:: Data section ::
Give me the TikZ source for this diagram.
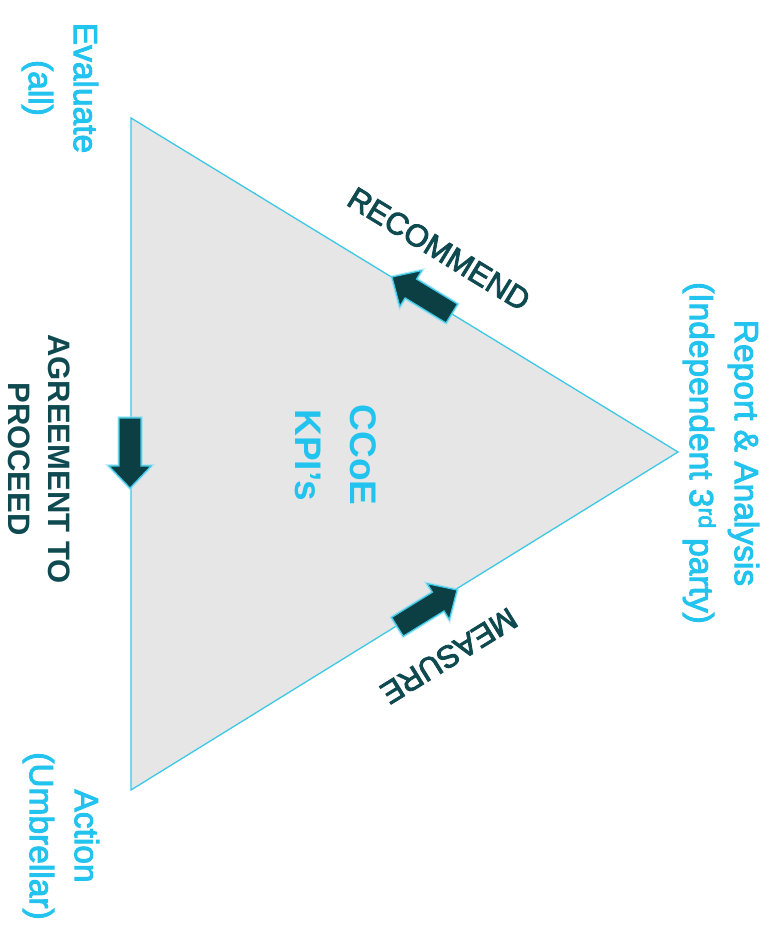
\documentclass[tikz,border=0pt]{standalone}
\usepackage{fontspec}
\setmainfont{Liberation Sans}
\newfontfamily\medfont[FakeBold=2.8]{Liberation Sans}
\usetikzlibrary{calc}
\definecolor{trifill}{HTML}{E6E6E6}
\definecolor{edgecyan}{HTML}{3CC8E6}
\definecolor{labblue}{HTML}{22C3EE}
\definecolor{darkteal}{HTML}{0F4A50}
\definecolor{arrowdark}{HTML}{0B3F44}
\tikzset{
  bluelab/.style={text=labblue, rotate=-90, align=center, inner sep=0pt,
    font=\medfont\fontsize{33.5}{45}\selectfont},
  darklab/.style={text=darkteal, inner sep=0pt, align=center,
    font=\bfseries\fontsize{31}{40}\selectfont},
  edgelab/.style={text=darkteal, inner sep=0pt,
    font=\medfont\fontsize{31}{34}\selectfont},
  kpilab/.style={text=labblue, rotate=-90, align=center, inner sep=0pt,
    font=\bfseries\fontsize{37}{55}\selectfont},
  blockarr/.pic={
    \path[draw=edgecyan!60, line width=3.5pt, line join=miter, opacity=0.5]
      (0,0) -- (-22,21) -- (-22,11) -- (-70,11) -- (-70,-11) -- (-22,-11) -- (-22,-21) -- cycle;
    \path[fill=arrowdark, draw=edgecyan, line width=1.2pt, line join=miter]
      (0,0) -- (-22,21) -- (-22,11) -- (-70,11) -- (-70,-11) -- (-22,-11) -- (-22,-21) -- cycle;
  }
}
\begin{document}
\begin{tikzpicture}[x=1pt,y=1pt]
\useasboundingbox[fill=white] (0,0) rectangle (773,936);
\coordinate (E) at (131,818);
\coordinate (R) at (678,484);
\coordinate (A) at (131,146);
\draw[fill=trifill, draw=edgecyan, line width=1.3pt, line join=miter] (E) -- (R) -- (A) -- cycle;

\node[bluelab] (ev) at (60,848) {Evaluate\\(all)};
\node[bluelab] (rep) at (721,483) {Report \& Analysis\\(Independent 3\textsuperscript{rd} party)};
\node[bluelab] (act) at (61,100) {Action\\(Umbrellar)};
\node[kpilab] (kpi) at (336,481) {CCoE\\KPI’s};
\node[darklab, rotate=-90] (agr) at (39,477) {AGREEMENT TO\\PROCEED};
\node[edgelab, rotate=-31.4] (rec) at (439,687) {RECOMMEND};
\node[edgelab, rotate=211.7] (mea) at (449,280) {MEASURE};

\pic[rotate=148.6] (recarrow) at (392,659) {blockarr};
\pic[rotate=31.7] (meaarrow) at (457,346) {blockarr};
\pic[rotate=-90] (agrarrow) at (130,448) {blockarr};
\end{tikzpicture}
\end{document}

:: Work to be completed ::
Leaving the pictures aside, transcribe the entire listing exactly.

:: Reply to the task ::
Give me the TikZ source for this diagram.
\documentclass[tikz,border=0pt]{standalone}
\usepackage{fontspec}
\setmainfont{Liberation Sans}
\newfontfamily\medfont[FakeBold=2.8]{Liberation Sans}
\usetikzlibrary{calc}
\definecolor{trifill}{HTML}{E6E6E6}
\definecolor{edgecyan}{HTML}{3CC8E6}
\definecolor{labblue}{HTML}{22C3EE}
\definecolor{darkteal}{HTML}{0F4A50}
\definecolor{arrowdark}{HTML}{0B3F44}
\tikzset{
  bluelab/.style={text=labblue, rotate=-90, align=center, inner sep=0pt,
    font=\medfont\fontsize{33.5}{45}\selectfont},
  darklab/.style={text=darkteal, inner sep=0pt, align=center,
    font=\bfseries\fontsize{31}{40}\selectfont},
  edgelab/.style={text=darkteal, inner sep=0pt,
    font=\medfont\fontsize{31}{34}\selectfont},
  kpilab/.style={text=labblue, rotate=-90, align=center, inner sep=0pt,
    font=\bfseries\fontsize{37}{55}\selectfont},
  blockarr/.pic={
    \path[draw=edgecyan!60, line width=3.5pt, line join=miter, opacity=0.5]
      (0,0) -- (-22,21) -- (-22,11) -- (-70,11) -- (-70,-11) -- (-22,-11) -- (-22,-21) -- cycle;
    \path[fill=arrowdark, draw=edgecyan, line width=1.2pt, line join=miter]
      (0,0) -- (-22,21) -- (-22,11) -- (-70,11) -- (-70,-11) -- (-22,-11) -- (-22,-21) -- cycle;
  }
}
\begin{document}
\begin{tikzpicture}[x=1pt,y=1pt]
\useasboundingbox[fill=white] (0,0) rectangle (773,936);
\coordinate (E) at (131,818);
\coordinate (R) at (678,484);
\coordinate (A) at (131,146);
\draw[fill=trifill, draw=edgecyan, line width=1.3pt, line join=miter] (E) -- (R) -- (A) -- cycle;

\node[bluelab] (ev) at (60,848) {Evaluate\\(all)};
\node[bluelab] (rep) at (721,483) {Report \& Analysis\\(Independent 3\textsuperscript{rd} party)};
\node[bluelab] (act) at (61,100) {Action\\(Umbrellar)};
\node[kpilab] (kpi) at (336,481) {CCoE\\KPI’s};
\node[darklab, rotate=-90] (agr) at (39,477) {AGREEMENT TO\\PROCEED};
\node[edgelab, rotate=-31.4] (rec) at (439,687) {RECOMMEND};
\node[edgelab, rotate=211.7] (mea) at (449,280) {MEASURE};

\pic[rotate=148.6] (recarrow) at (392,659) {blockarr};
\pic[rotate=31.7] (meaarrow) at (457,346) {blockarr};
\pic[rotate=-90] (agrarrow) at (130,448) {blockarr};
\end{tikzpicture}
\end{document}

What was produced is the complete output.